スピノザは、世界の秩序そのものを自己原因とみなす。ユダヤ教キリスト教イスラームが共通の根本前提として認める超越神を世界像から削除することを含む。人間精神は、自然の必然性に完全に服し自由意志をもたない、とみなされるのである。さらにスピノザは超越神と自由意志の不在を自覚する人間が抱きうる倫理説を提示する。すなわち、超越神と自由意志への信念に依拠しないまったく新しい生の哲学を指し示すのである。」(『哲学の歴史 デカルト革命(17世紀)』中央公論新社、2007・12、p.379)
スピノザ形而上学には「神即自然」というスローガンや「汎神論」というレッテルがしばしば付与される。

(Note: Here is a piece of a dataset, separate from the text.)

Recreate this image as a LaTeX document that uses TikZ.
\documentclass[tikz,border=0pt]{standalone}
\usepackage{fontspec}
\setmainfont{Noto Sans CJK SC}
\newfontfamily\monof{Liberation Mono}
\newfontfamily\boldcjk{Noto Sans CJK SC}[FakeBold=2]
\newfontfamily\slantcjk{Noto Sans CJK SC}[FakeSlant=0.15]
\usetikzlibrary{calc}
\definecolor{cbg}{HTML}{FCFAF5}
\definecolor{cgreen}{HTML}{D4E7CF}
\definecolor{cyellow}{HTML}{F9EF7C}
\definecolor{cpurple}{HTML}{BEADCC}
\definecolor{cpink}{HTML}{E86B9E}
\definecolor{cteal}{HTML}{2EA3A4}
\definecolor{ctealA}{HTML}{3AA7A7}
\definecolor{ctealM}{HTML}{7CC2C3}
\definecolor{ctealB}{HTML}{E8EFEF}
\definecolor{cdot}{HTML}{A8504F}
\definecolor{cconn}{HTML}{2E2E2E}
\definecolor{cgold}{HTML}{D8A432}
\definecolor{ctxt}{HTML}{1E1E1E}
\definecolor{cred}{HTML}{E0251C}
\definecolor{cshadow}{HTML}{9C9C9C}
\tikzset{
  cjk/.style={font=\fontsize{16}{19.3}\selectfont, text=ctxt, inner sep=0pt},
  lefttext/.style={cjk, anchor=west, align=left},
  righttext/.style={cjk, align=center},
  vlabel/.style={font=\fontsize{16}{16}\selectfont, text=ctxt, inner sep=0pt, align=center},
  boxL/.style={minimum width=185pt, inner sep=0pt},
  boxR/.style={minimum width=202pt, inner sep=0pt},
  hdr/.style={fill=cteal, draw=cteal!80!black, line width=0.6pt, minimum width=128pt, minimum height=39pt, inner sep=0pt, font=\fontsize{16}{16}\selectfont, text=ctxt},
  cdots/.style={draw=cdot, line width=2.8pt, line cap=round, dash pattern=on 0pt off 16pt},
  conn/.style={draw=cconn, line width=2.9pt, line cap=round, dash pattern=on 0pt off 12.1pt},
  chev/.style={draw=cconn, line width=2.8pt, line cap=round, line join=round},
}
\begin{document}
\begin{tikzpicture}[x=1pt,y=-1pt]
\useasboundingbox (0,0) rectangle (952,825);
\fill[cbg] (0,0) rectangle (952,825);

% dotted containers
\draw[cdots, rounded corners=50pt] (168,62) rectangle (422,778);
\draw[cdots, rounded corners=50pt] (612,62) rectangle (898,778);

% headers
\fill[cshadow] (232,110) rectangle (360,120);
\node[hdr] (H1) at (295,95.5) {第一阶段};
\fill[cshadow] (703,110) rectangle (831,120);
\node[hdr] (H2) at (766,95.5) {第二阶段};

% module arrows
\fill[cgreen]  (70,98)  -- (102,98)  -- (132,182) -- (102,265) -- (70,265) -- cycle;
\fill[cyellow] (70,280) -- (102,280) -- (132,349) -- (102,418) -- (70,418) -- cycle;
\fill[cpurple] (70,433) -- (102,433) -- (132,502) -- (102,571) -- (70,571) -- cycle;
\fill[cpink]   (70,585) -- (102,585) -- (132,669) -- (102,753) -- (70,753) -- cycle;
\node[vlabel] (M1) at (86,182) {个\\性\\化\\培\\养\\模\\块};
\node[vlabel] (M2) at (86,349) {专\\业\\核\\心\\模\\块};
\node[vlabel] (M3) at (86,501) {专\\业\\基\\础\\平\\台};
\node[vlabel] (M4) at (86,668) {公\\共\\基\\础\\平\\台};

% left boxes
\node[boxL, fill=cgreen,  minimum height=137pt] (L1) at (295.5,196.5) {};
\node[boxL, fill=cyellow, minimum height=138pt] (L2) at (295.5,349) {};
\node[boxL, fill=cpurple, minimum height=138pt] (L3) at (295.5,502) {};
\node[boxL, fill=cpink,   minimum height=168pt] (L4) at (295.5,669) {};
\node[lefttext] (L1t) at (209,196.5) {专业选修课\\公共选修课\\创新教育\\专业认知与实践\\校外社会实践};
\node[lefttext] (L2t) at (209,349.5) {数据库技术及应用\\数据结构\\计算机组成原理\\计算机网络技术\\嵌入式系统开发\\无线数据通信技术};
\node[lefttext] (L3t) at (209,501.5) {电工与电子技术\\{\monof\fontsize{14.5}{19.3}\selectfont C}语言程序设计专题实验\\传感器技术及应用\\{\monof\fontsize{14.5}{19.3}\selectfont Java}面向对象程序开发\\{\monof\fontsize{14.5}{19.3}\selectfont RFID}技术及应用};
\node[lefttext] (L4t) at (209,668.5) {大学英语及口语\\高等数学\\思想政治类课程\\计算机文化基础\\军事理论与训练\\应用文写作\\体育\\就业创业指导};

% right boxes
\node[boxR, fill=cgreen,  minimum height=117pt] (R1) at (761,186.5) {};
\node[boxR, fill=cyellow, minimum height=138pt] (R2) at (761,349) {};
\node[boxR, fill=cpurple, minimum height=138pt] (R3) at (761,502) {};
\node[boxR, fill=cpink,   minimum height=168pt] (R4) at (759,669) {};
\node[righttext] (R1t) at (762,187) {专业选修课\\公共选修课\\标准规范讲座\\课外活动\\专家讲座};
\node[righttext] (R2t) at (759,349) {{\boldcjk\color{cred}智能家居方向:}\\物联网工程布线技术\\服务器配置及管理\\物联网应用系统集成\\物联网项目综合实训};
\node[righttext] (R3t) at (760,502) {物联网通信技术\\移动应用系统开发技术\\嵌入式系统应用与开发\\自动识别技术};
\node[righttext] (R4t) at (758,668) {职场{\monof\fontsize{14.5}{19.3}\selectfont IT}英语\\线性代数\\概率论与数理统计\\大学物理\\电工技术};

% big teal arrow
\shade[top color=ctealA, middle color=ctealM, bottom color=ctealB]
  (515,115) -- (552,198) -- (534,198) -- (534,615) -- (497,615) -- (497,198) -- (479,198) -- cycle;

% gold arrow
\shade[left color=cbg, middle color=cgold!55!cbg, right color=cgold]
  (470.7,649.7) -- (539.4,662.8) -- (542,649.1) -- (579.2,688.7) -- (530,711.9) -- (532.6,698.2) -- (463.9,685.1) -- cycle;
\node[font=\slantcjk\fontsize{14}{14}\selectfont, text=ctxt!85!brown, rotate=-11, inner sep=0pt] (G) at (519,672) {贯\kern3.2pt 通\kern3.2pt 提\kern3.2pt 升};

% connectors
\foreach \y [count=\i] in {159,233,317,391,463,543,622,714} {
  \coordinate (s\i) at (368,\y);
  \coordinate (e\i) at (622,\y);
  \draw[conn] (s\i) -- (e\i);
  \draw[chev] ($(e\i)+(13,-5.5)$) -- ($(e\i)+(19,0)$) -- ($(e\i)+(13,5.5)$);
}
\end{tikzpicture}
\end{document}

これらの言葉によって曇らされてはならないのは、スピノザはロマンチックな直観のもとで漠とした自然全体を神と等値したわけではない、ということである。スピノザの神とは漠とした自然全体のことではなく、無限に多くの属性を貫通している唯一の実体ないし因果的連結のことなのである。」(同書p.426-427)

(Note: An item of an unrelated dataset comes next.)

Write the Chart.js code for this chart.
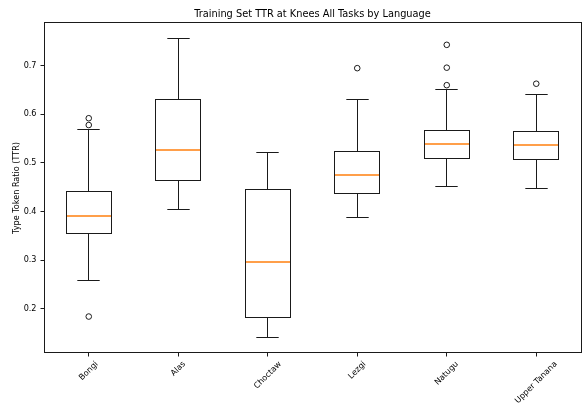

ここに提出されているのが現在の代表的なスピノザ観とすると、先に述べた氏の二つの見解、スピノザの神を超越神とすること、単純に神即自然とする見解は根本的な誤解といわざるを得ないだろう。だが一体なぜ『悪霊』論のなかで多大なページを使ってスピノザ論をやる必要があったのか。どうやらイッポリートの自然呪詛との関連で、スピノザの自然把握のなかにイッポリートの自然の残酷さを見ない不思議をそこから言いたいようだが、しかし往復書簡のなかでもいっているように、キリストの復活は精神的に信ずるもの、比喩だといっているスピノザが、死後のキリストの肉体を貫く自然法則の問題に興味を示すはずはないだろう。自由意志の否定の上に立つスピノザに通常のキリスト教的倫理を求めても意味はない。時に同時代の人々に無神論者と厳しく糾弾されたとしても、幾何学的方法によって理性のうえに強固に構築されたスピノザ哲学にニヒリズムなどない。というわけで、なぜこのような形でスピノザが問題になるか僕にはよくわからない。

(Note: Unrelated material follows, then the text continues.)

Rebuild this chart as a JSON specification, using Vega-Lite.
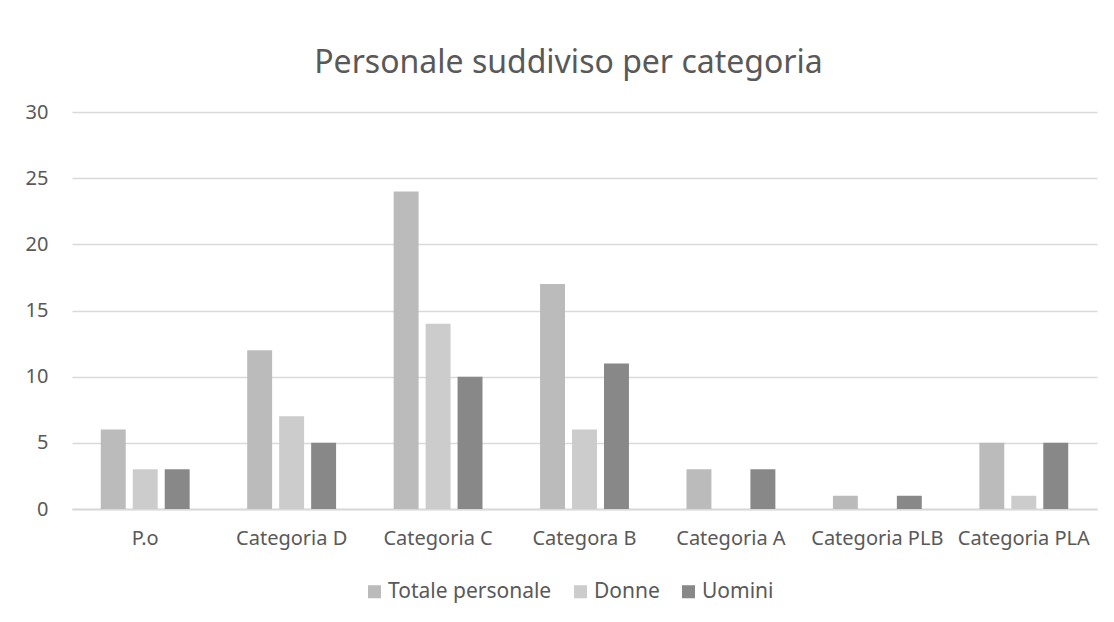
{
  "$schema": "https://vega.github.io/schema/vega-lite/v6.json",
  "width": 1025,
  "height": 397,
  "autosize": {"type": "none"},
  "padding": {"left": 72, "top": 112, "right": 17, "bottom": 113},
  "background": "white",
  "title": {
    "text": "Personale suddiviso per categoria",
    "font": "Noto Sans",
    "fontWeight": "normal",
    "fontSize": 32,
    "color": "#595959",
    "anchor": "middle",
    "dx": -16,
    "offset": 22
  },
  "data": {
    "values": [
      {"categoria": "P.o", "serie": "Totale personale", "valore": 6},
      {"categoria": "P.o", "serie": "Donne", "valore": 3},
      {"categoria": "P.o", "serie": "Uomini", "valore": 3},
      {"categoria": "Categoria D", "serie": "Totale personale", "valore": 12},
      {"categoria": "Categoria D", "serie": "Donne", "valore": 7},
      {"categoria": "Categoria D", "serie": "Uomini", "valore": 5},
      {"categoria": "Categoria C", "serie": "Totale personale", "valore": 24},
      {"categoria": "Categoria C", "serie": "Donne", "valore": 14},
      {"categoria": "Categoria C", "serie": "Uomini", "valore": 10},
      {"categoria": "Categora B", "serie": "Totale personale", "valore": 17},
      {"categoria": "Categora B", "serie": "Donne", "valore": 6},
      {"categoria": "Categora B", "serie": "Uomini", "valore": 11},
      {"categoria": "Categoria A", "serie": "Totale personale", "valore": 3},
      {"categoria": "Categoria A", "serie": "Donne", "valore": 0},
      {"categoria": "Categoria A", "serie": "Uomini", "valore": 3},
      {"categoria": "Categoria PLB", "serie": "Totale personale", "valore": 1},
      {"categoria": "Categoria PLB", "serie": "Donne", "valore": 0},
      {"categoria": "Categoria PLB", "serie": "Uomini", "valore": 1},
      {"categoria": "Categoria PLA", "serie": "Totale personale", "valore": 5},
      {"categoria": "Categoria PLA", "serie": "Donne", "valore": 1},
      {"categoria": "Categoria PLA", "serie": "Uomini", "valore": 5}
    ]
  },
  "mark": {"type": "bar"},
  "encoding": {
    "x": {
      "field": "categoria",
      "type": "nominal",
      "sort": null,
      "scale": {"paddingInner": 0, "paddingOuter": 0},
      "axis": {
        "title": null,
        "labelAngle": 0,
        "ticks": false,
        "domainColor": "#d9d9d9",
        "domainWidth": 2,
        "labelFont": "Noto Sans",
        "labelFontSize": 20,
        "labelColor": "#595959",
        "labelPadding": 19
      }
    },
    "xOffset": {
      "field": "serie",
      "type": "nominal",
      "sort": ["Totale personale", "Donne", "Uomini"],
      "scale": {"paddingInner": 0.22, "paddingOuter": 0.9}
    },
    "y": {
      "field": "valore",
      "type": "quantitative",
      "scale": {"domain": [0, 30], "nice": false},
      "axis": {
        "title": null,
        "values": [0, 5, 10, 15, 20, 25, 30],
        "domain": false,
        "ticks": false,
        "gridColor": "#d9d9d9",
        "gridWidth": 1.5,
        "labelFont": "Noto Sans",
        "labelFontSize": 20,
        "labelColor": "#595959",
        "labelPadding": 24
      }
    },
    "color": {
      "field": "serie",
      "type": "nominal",
      "scale": {
        "domain": ["Totale personale", "Donne", "Uomini"],
        "range": ["#bbbbbb", "#cccccc", "#888888"]
      },
      "legend": {
        "title": null,
        "orient": "none",
        "legendX": 292,
        "legendY": 469,
        "direction": "horizontal",
        "symbolType": "square",
        "symbolSize": 170,
        "symbolStrokeWidth": 0,
        "labelFont": "Noto Sans",
        "labelFontSize": 21,
        "labelLimit": 400,
        "labelColor": "#595959",
        "columnPadding": 18,
        "labelOffset": 3
      }
    }
  },
  "config": {
    "view": {"stroke": null}
  }
}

このスピノザ論のように、あるいはそれに続くサド論のように、あまり顧みられなかった問題に焦点をあて、あたらしい読みを与えようという試みはそれなりに面白くはあるが何かしら焦点が絞られていないように思う。

再構築の収斂する先は・・・

結局対談批評といっても帰する所、氏の個々の論に提出された問題をとりあげることになってしまったが、それらは対談で触れられた問題の豊かさからすれば一部にすぎまい。さまざまな回想談、あるいは経験談によって氏のドストエフスキーによせる情熱の源が内側から語られるという点では大変興味深かった。意外にさりげない形で提出された問題点にヒントのようなものがあった。それらを考察していったらそれこそ膨大な紙面を必要としよう。ところで氏のドストエフスキー論が一体どういう方向でまとめられてゆくのか、氏の再構築の方向性というものは大体わかったような気がするが、どのようなドストエフスキー論にそれらが収斂してゆくのか、さらにそれが構築するものがどのようなドストエフスキー像であるかに期待しつつ筆をおくことにする。